Your task
Repeat what the lines below say, word for word, and skip every image.

Data segment
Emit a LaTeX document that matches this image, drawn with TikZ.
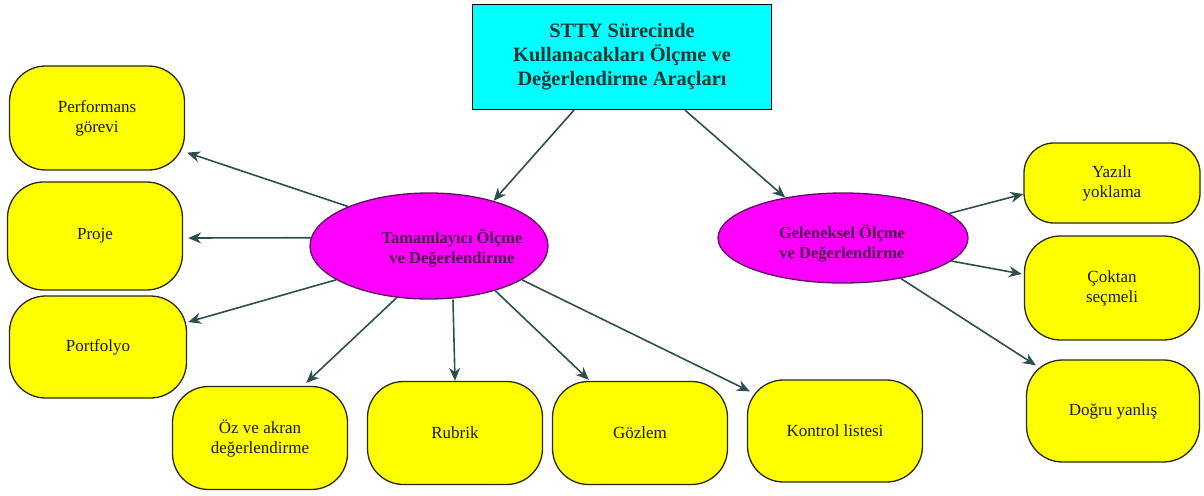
\documentclass[tikz,border=0pt]{standalone}
\usepackage{fontspec}
\setmainfont{Liberation Serif}
\usetikzlibrary{shapes.geometric,arrows.meta,calc}
\definecolor{linkcol}{HTML}{2F4F4F}
\definecolor{ovaltext}{HTML}{4A0A4E}
\definecolor{ovalline}{HTML}{5A1060}
\definecolor{titletext}{HTML}{163434}
\definecolor{headfill}{HTML}{00FFFF}
\definecolor{ovalfill}{HTML}{FF00FF}
\definecolor{boxfill}{HTML}{FFFF00}
\definecolor{boxline}{HTML}{2A2A10}
\tikzset{
  headbox/.style={draw=black, line width=1.3pt, fill=headfill, text=titletext,
    minimum width=299pt, minimum height=105pt, align=center,
    font=\fontsize{20.4}{24}\selectfont\bfseries},
  oval/.style={ellipse, draw=ovalline, line width=1.3pt, fill=ovalfill, inner sep=0pt},
  ovaltxt/.style={text=ovaltext, align=center, font=\fontsize{16.5}{20}\selectfont\bfseries},
  toolbox/.style={draw=boxline, line width=1.3pt, fill=boxfill, rounded corners=36pt,
    minimum width=175pt, minimum height=104pt, align=center,
    font=\fontsize{17}{20}\selectfont, text=black!90},
  link/.style={draw=linkcol, line width=1.6pt, -{Stealth[length=13pt,width=11pt]}}
}
\begin{document}
\begin{tikzpicture}[x=1pt,y=-1pt]
\useasboundingbox (0,0) rectangle (1204,495);
% root
\node[headbox] (root) at (622,57) {STTY Sürecinde\\Kullanacakları Ölçme ve\\Değerlendirme Araçları};
% two branches
\node[oval, minimum width=238pt, minimum height=106pt] (tam) at (429,246) {};
\node[ovaltxt] (tamtxt) at (452,248) {Tamamlayıcı Ölçme\\ve Değerlendirme};
\node[oval, minimum width=250pt, minimum height=90pt] (gel) at (843,238) {};
\node[ovaltxt] (geltxt) at (842,243) {Geleneksel Ölçme\\ve Değerlendirme};
% complementary tools
\node[toolbox] (perf) at (97,118) {Performans\\görevi};
\node[toolbox, minimum height=108pt] (proje) at (95,236) {Proje};
\node[toolbox, minimum width=177pt, minimum height=102pt] (port) at (98,347) {Portfolyo};
\node[toolbox, minimum height=103pt] (oz) at (260,438) {Öz ve akran\\değerlendirme};
\node[toolbox, minimum height=103pt] (rub) at (455,433) {Rubrik};
\node[toolbox, minimum height=103pt] (goz) at (640,433) {Gözlem};
\node[toolbox, minimum height=102pt] (kon) at (835,431) {Kontrol listesi};
% traditional tools
\node[toolbox, minimum width=176pt, minimum height=80pt, rounded corners=30pt] (yaz) at (1112,183) {Yazılı\\yoklama};
\node[toolbox, minimum height=104pt] (cok) at (1112,288) {Çoktan\\seçmeli};
\node[toolbox, minimum width=173pt, minimum height=102pt] (dog) at (1113,411) {Doğru yanlış};
% connectors
\draw[link] (root.south -| 574,0) -- (tam.35);
\draw[link] (root.south -| 685,0) -- (gel.145);
\draw[link] (tam.154) -- ($(perf.south east)+(2,-18)$);
\draw[link] (tam.176) -- ($(proje.east)+(5,2)$);
\draw[link] (tam.200) -- ($(port.east)+(1,-25)$);
\draw[link] (tam.238) -- ($(oz.north east)+(-42,-3)$);
\draw[link] (tam.south -| 453,0) -- (rub.north -| 455,0);
\draw[link] (tam.326) -- ($(goz.north west)+(37,-1)$);
\draw[link] (tam.340) -- ($(kon.north west)+(3,12)$);
\draw[link] (gel.13) -- ($(yaz.west)+(0,11)$);
\draw[link] (gel.348) -- ($(cok.west)+(-2,-14)$);
\draw[link] (gel.325) -- ($(dog.north west)+(10,6)$);
\end{tikzpicture}
\end{document}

Finished answer
Emit a LaTeX document that matches this image, drawn with TikZ.
\documentclass[tikz,border=0pt]{standalone}
\usepackage{fontspec}
\setmainfont{Liberation Serif}
\usetikzlibrary{shapes.geometric,arrows.meta,calc}
\definecolor{linkcol}{HTML}{2F4F4F}
\definecolor{ovaltext}{HTML}{4A0A4E}
\definecolor{ovalline}{HTML}{5A1060}
\definecolor{titletext}{HTML}{163434}
\definecolor{headfill}{HTML}{00FFFF}
\definecolor{ovalfill}{HTML}{FF00FF}
\definecolor{boxfill}{HTML}{FFFF00}
\definecolor{boxline}{HTML}{2A2A10}
\tikzset{
  headbox/.style={draw=black, line width=1.3pt, fill=headfill, text=titletext,
    minimum width=299pt, minimum height=105pt, align=center,
    font=\fontsize{20.4}{24}\selectfont\bfseries},
  oval/.style={ellipse, draw=ovalline, line width=1.3pt, fill=ovalfill, inner sep=0pt},
  ovaltxt/.style={text=ovaltext, align=center, font=\fontsize{16.5}{20}\selectfont\bfseries},
  toolbox/.style={draw=boxline, line width=1.3pt, fill=boxfill, rounded corners=36pt,
    minimum width=175pt, minimum height=104pt, align=center,
    font=\fontsize{17}{20}\selectfont, text=black!90},
  link/.style={draw=linkcol, line width=1.6pt, -{Stealth[length=13pt,width=11pt]}}
}
\begin{document}
\begin{tikzpicture}[x=1pt,y=-1pt]
\useasboundingbox (0,0) rectangle (1204,495);
% root
\node[headbox] (root) at (622,57) {STTY Sürecinde\\Kullanacakları Ölçme ve\\Değerlendirme Araçları};
% two branches
\node[oval, minimum width=238pt, minimum height=106pt] (tam) at (429,246) {};
\node[ovaltxt] (tamtxt) at (452,248) {Tamamlayıcı Ölçme\\ve Değerlendirme};
\node[oval, minimum width=250pt, minimum height=90pt] (gel) at (843,238) {};
\node[ovaltxt] (geltxt) at (842,243) {Geleneksel Ölçme\\ve Değerlendirme};
% complementary tools
\node[toolbox] (perf) at (97,118) {Performans\\görevi};
\node[toolbox, minimum height=108pt] (proje) at (95,236) {Proje};
\node[toolbox, minimum width=177pt, minimum height=102pt] (port) at (98,347) {Portfolyo};
\node[toolbox, minimum height=103pt] (oz) at (260,438) {Öz ve akran\\değerlendirme};
\node[toolbox, minimum height=103pt] (rub) at (455,433) {Rubrik};
\node[toolbox, minimum height=103pt] (goz) at (640,433) {Gözlem};
\node[toolbox, minimum height=102pt] (kon) at (835,431) {Kontrol listesi};
% traditional tools
\node[toolbox, minimum width=176pt, minimum height=80pt, rounded corners=30pt] (yaz) at (1112,183) {Yazılı\\yoklama};
\node[toolbox, minimum height=104pt] (cok) at (1112,288) {Çoktan\\seçmeli};
\node[toolbox, minimum width=173pt, minimum height=102pt] (dog) at (1113,411) {Doğru yanlış};
% connectors
\draw[link] (root.south -| 574,0) -- (tam.35);
\draw[link] (root.south -| 685,0) -- (gel.145);
\draw[link] (tam.154) -- ($(perf.south east)+(2,-18)$);
\draw[link] (tam.176) -- ($(proje.east)+(5,2)$);
\draw[link] (tam.200) -- ($(port.east)+(1,-25)$);
\draw[link] (tam.238) -- ($(oz.north east)+(-42,-3)$);
\draw[link] (tam.south -| 453,0) -- (rub.north -| 455,0);
\draw[link] (tam.326) -- ($(goz.north west)+(37,-1)$);
\draw[link] (tam.340) -- ($(kon.north west)+(3,12)$);
\draw[link] (gel.13) -- ($(yaz.west)+(0,11)$);
\draw[link] (gel.348) -- ($(cok.west)+(-2,-14)$);
\draw[link] (gel.325) -- ($(dog.north west)+(10,6)$);
\end{tikzpicture}
\end{document}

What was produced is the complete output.